Не мог остаться в стороне и Достоевский. В мартовском выпуске «Времени» выходят сразу две его статьи: «Образцы чистосердечия», и «Свисток» и «Русский вестник», в которых Достоевский вступился за «Современник», и сатирическое к нему приложение «Свисток», начав тем самым долгий спор с Катковым.
«Могучий московский незнакомец», как публично рекомендовал своего редактора сам «Русский вестник», Михаил Никифорович Катков все более обретал значение публициста, с которым уже невозможно было не считаться ни одной из литературно-идеологических партий, ни правительственным кругам. Разночинец по происхождению, честолюбивый и способный юноша, Катков с детских лет узнал, что такое глубоко уязвленное самолюбие. Отец был мелким чиновником, рано умер, оставив жену с двумя детьми на грани нищеты, так что Варваре Евдокимовне, урожденной Тулаевой — дальней родственнице знатных князей Мещерских, Голохвостовых, Хованских, пришлось даже пойти на службу — и какую! — тюремной надзирательницей... Учился Катков из милости в сиротском училище, но более всех был обязан самому себе — денно и нощно добываемому трудом самообразованию.
Окончив словесное отделение Московского университета, в числе лучших его выпускников отправился в Берлин изучать немецкую философию, где и увлекся системами Гегеля и Шеллинга; лекции последнего произвели на него особое впечатление, и вскоре Михаил Никифорович стал одним из любимых его учеников. «Кто любит попа, а кто и попадью», — говорит русская пословица. Михаил Никифорович был влюблен в своего учителя, но еще более в его дочь. Однако в Россию он вернулся один, но зато обогатился учением Шеллинга и Гегеля, с которыми ознакомил прежде всего Белинского и членов его кружка.

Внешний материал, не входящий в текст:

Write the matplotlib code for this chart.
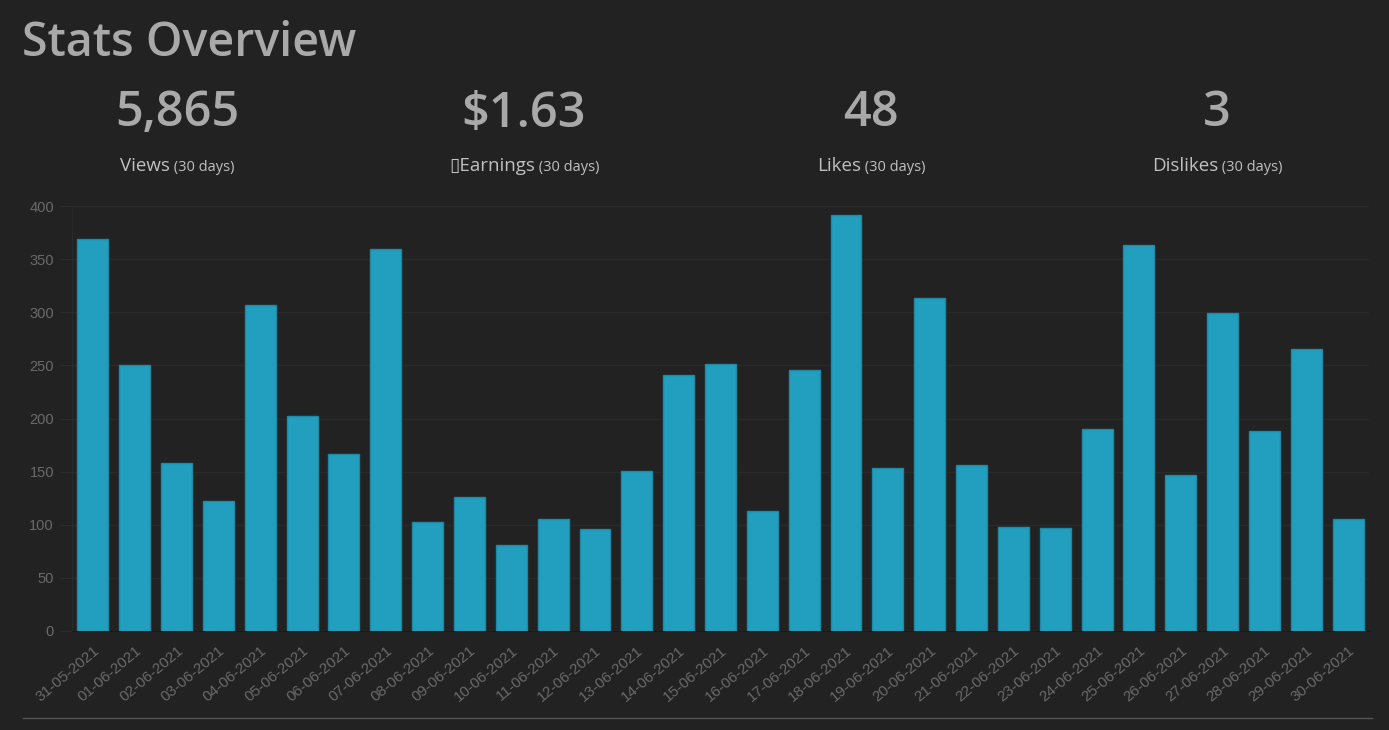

Белинский, в свою очередь, помог Каткову, в котором видел «великую надежду науки и русской литературы», поскорее войти в журналистику. Через несколько лет, однако, хотя Катков все еще и оставался идейно близок Станкевичу, Бакунину, Константину Аксакову и Белинскому, друзья начали посматривать на него более скептически, а Белинский однажды и прямо изрек: «Не нашего круга».
Между тем Михаил Никифорович испытывал свои возможности то на поприще профессора философии, то редактора газеты, пока не взял на себя руководство «Русским вестником», который перешел в его руки в 1858 году. Вот уж кто умел работать, не щадя себя, даже и ночью, до хронических бессонниц, радуясь, когда удавалось ненадолго уснуть. Обедал от случая к случаю; нередко суп, который подавали ему, чтобы не терять времени, прямо к рабочему столу, так и простаивал нетронутый, с обеда до ужина, а то и до утра.